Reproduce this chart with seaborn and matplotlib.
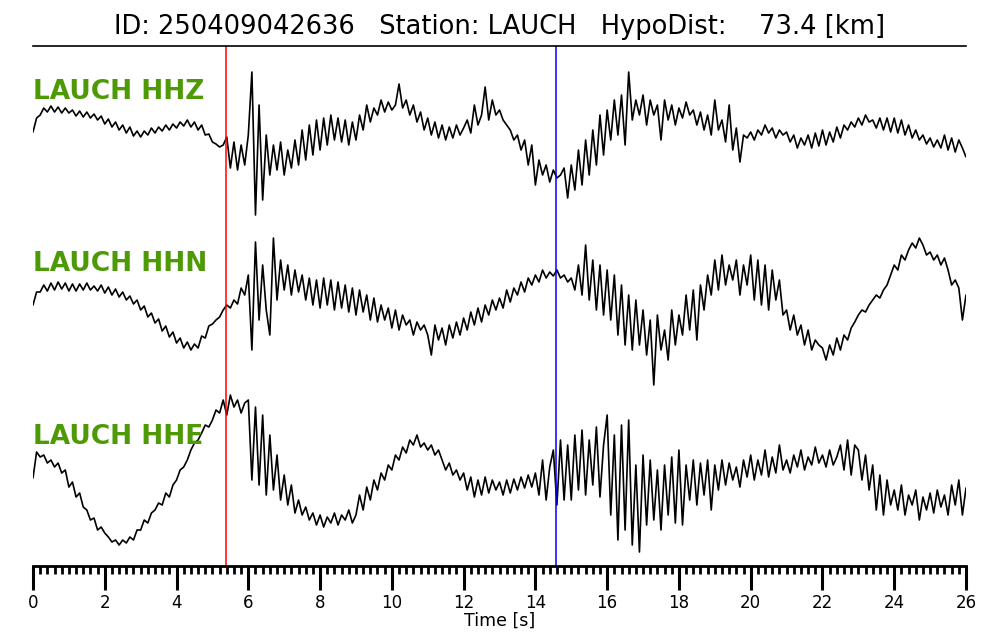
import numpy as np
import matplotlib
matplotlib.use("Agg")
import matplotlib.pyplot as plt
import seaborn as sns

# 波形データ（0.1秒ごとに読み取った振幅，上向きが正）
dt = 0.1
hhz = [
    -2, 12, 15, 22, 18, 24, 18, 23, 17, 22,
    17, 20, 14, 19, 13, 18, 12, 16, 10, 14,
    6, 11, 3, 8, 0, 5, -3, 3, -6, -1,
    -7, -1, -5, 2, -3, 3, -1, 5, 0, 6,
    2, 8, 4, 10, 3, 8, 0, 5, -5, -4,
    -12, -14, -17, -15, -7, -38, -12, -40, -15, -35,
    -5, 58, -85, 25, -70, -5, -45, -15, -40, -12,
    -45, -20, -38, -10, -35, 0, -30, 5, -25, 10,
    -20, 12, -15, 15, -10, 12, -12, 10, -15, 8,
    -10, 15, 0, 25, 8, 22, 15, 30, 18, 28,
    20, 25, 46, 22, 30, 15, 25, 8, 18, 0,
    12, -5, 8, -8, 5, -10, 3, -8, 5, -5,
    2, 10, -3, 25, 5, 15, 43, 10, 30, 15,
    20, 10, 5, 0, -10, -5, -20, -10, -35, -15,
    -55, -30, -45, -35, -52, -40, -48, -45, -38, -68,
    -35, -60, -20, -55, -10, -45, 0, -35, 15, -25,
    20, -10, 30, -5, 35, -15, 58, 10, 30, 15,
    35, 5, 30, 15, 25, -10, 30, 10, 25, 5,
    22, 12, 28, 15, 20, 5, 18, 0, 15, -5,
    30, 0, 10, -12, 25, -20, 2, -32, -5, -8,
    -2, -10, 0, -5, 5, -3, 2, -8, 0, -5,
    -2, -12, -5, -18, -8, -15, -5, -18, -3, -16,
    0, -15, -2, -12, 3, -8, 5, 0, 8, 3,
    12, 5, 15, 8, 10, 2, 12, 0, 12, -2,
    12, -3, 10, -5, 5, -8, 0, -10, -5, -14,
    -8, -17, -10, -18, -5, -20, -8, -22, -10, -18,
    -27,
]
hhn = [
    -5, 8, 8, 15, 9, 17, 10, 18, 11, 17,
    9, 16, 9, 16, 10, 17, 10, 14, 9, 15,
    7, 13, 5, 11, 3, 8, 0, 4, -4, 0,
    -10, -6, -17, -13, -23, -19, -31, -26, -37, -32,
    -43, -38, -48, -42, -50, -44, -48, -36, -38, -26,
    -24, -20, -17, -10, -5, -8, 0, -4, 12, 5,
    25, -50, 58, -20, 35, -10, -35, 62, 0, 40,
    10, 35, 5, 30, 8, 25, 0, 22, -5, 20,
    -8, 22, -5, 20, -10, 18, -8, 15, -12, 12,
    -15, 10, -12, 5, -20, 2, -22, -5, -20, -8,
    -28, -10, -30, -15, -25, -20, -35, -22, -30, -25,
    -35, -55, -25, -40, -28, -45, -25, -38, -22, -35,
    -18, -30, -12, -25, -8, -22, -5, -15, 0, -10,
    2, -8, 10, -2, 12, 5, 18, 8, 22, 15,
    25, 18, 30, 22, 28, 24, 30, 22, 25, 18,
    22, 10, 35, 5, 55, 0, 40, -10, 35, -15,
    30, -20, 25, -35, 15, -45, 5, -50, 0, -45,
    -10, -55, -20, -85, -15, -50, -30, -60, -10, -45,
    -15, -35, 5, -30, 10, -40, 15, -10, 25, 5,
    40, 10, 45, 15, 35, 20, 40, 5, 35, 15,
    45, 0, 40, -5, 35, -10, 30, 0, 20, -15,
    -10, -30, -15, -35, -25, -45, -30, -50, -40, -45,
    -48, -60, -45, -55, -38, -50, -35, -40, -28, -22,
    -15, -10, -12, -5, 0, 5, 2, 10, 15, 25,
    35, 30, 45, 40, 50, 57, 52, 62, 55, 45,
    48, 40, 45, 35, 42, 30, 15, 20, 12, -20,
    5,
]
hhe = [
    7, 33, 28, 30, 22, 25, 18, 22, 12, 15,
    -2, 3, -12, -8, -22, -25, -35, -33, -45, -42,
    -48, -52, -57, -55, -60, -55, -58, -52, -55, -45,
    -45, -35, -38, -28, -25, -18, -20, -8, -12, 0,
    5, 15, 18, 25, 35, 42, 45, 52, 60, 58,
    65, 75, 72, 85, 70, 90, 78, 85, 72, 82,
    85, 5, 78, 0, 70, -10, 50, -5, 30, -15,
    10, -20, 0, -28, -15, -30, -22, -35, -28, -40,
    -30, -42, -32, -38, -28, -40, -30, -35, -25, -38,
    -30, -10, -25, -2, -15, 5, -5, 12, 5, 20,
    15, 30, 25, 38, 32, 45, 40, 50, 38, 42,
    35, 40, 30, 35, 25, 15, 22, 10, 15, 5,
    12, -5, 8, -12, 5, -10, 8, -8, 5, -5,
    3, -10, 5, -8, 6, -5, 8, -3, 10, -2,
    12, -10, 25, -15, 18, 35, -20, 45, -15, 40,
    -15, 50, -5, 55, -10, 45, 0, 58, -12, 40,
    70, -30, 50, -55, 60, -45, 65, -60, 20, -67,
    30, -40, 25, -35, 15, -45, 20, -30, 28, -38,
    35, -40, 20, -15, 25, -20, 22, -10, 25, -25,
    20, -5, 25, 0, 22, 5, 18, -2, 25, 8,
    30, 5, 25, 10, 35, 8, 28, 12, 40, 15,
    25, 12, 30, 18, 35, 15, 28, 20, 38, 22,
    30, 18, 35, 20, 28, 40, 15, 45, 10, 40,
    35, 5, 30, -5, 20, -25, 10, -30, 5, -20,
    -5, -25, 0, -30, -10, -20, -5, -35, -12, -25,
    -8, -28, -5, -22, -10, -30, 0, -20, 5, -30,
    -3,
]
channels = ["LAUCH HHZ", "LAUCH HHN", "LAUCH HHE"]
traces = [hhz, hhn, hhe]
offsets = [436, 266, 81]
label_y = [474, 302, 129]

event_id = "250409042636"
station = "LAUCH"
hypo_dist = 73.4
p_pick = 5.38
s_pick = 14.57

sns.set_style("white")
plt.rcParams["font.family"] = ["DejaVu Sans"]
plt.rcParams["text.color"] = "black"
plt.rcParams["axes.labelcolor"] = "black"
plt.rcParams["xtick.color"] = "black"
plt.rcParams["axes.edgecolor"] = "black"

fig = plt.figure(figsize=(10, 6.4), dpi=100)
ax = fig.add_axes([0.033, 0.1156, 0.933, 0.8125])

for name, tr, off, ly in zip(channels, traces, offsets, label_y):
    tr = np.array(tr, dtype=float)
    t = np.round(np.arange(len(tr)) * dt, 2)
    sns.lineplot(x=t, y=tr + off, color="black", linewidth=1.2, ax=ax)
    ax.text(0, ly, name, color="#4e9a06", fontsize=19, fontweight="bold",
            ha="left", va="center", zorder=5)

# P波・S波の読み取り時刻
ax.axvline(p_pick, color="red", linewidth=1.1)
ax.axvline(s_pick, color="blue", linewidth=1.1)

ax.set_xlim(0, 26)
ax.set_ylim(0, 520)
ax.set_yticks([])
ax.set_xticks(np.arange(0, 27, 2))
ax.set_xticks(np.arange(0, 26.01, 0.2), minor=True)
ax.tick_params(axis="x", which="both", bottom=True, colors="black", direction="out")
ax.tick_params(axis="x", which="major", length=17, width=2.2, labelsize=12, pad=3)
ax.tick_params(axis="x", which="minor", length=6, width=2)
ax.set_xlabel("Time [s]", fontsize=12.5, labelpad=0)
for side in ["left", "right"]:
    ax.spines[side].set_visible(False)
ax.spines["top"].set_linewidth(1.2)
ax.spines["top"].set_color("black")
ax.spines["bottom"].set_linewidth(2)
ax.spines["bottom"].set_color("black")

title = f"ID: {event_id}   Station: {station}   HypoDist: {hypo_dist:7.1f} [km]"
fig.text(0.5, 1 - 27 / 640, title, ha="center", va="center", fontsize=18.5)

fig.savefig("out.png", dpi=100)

_ _ _ _ _

SHORT EXERCISE: Restate the material word for word from its first line through the line containing "import seaborn as sns", both included; the pictures do not belong in it.

EXPECTED OUTPUT:
Reproduce this chart with seaborn and matplotlib.
import numpy as np
import matplotlib
matplotlib.use("Agg")
import matplotlib.pyplot as plt
import seaborn as sns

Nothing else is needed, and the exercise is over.